Personal information
- Full name: Mark Barnes
- Born: 20 September 1968 (age 57) Westmead, New South Wales, Australia

Playing information
Club
| Years | Team | Pld | T | G | FG | P |
| 1987–91 | Parramatta Eels | 44 | 2 | 0 | 0 | 8 |
| 1993–94 | Eastern Suburbs | 12 | 3 | 0 | 0 | 12 |
|  | Total | 56 | 5 | 0 | 0 | 20 |
- Source:

= Mark Barnes (rugby league) =

Australian rugby league footballer

Mark Barnes (born 20 September 1968) is a Rugby league coach and former professional rugby league footballer from Australia.

==Playing career==
Barnes played professional Rugby league in Sydney for both the Parramatta Eels and the Eastern Suburbs Roosters over a seven-year period from 1987-94.

==Post playing==
He then left to study at the Australian College of Physical Education at Homebush Bay, Sydney, graduating as a PE teacher. He spent the next five years teaching and travelling, as well as both coaching and playing rugby league.
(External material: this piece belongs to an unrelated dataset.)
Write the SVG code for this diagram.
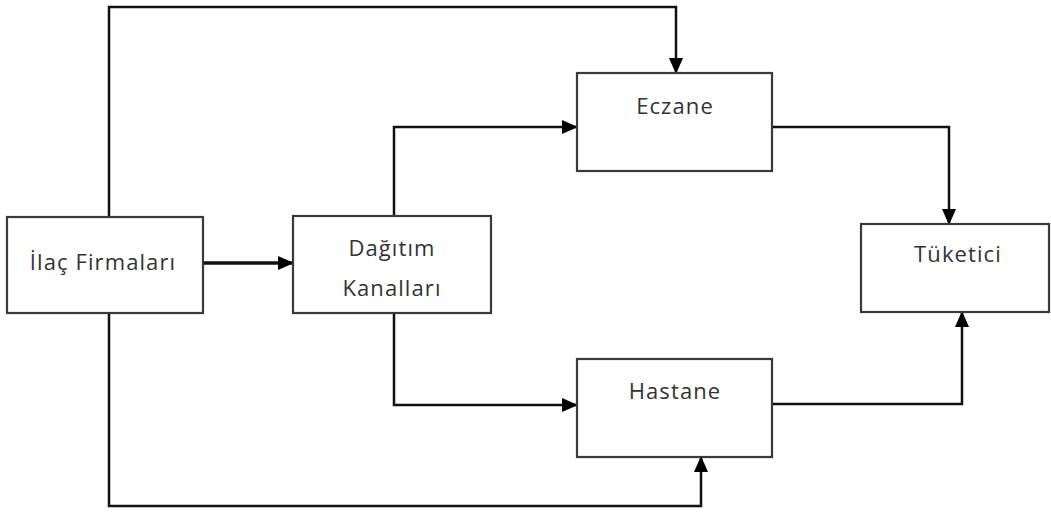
<svg xmlns="http://www.w3.org/2000/svg" width="1051" height="513" viewBox="0 0 1051 513">
<style>
.box{fill:#fff;stroke:#3a3a3a;stroke-width:2.2}
.lbl{font-family:"Open Sans","Liberation Sans",sans-serif;font-size:22px;letter-spacing:1.1px;fill:#333;text-anchor:middle;dominant-baseline:central}
.ln{fill:none;stroke:#111;stroke-width:2.5}
.arr{marker-end:url(#ah)}
</style>
<defs>
<marker id="ah" markerUnits="userSpaceOnUse" markerWidth="16" markerHeight="14" refX="15" refY="7" orient="auto">
<path d="M0,0 L16,7 L0,14 Z" fill="#000"/>
</marker>
</defs>
<g id="connectors">
<polyline class="ln arr" points="109,217 109,7 676,7 676,73"/>
<polyline class="ln arr" points="109,313 109,506 701,506 701,457"/>
<line class="ln arr" x1="203" y1="263" x2="293" y2="263" style="stroke-width:3.5"/>
<polyline class="ln arr" points="394,216 394,127 577,127"/>
<polyline class="ln arr" points="394,313 394,405 577,405"/>
<polyline class="ln arr" points="772,127 949,127 949,224"/>
<polyline class="ln arr" points="772,404 962,404 962,312"/>
</g>
<g id="ilac">
<rect class="box" x="7" y="217" width="196" height="96"/>
<text class="lbl" x="103" y="261">İlaç Firmaları</text>
</g>
<g id="dagitim">
<rect class="box" x="293" y="216" width="198" height="97"/>
<text class="lbl" x="392" y="247">Dağıtım</text>
<text class="lbl" x="392" y="287">Kanalları</text>
</g>
<g id="eczane">
<rect class="box" x="577" y="73" width="195" height="98"/>
<text class="lbl" x="675" y="105">Eczane</text>
</g>
<g id="hastane">
<rect class="box" x="577" y="359" width="195" height="98"/>
<text class="lbl" x="675" y="390">Hastane</text>
</g>
<g id="tuketici">
<rect class="box" x="861" y="224" width="188" height="88"/>
<text class="lbl" x="958" y="253">Tüketici</text>
</g>
</svg>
He went on to join the London Broncos as a community sports coach with the specific role of looking to increase the numbers of children playing rugby league in schools in the area immediate to Griffin Park.

Barnes became a member of the coaching staff at Harlequins RL in December 2004, before linking up with Justin Morgan (his old Parramatta teammate) at Hull Kingston Rovers for the 2007 SL season in the role of Assistant Coach.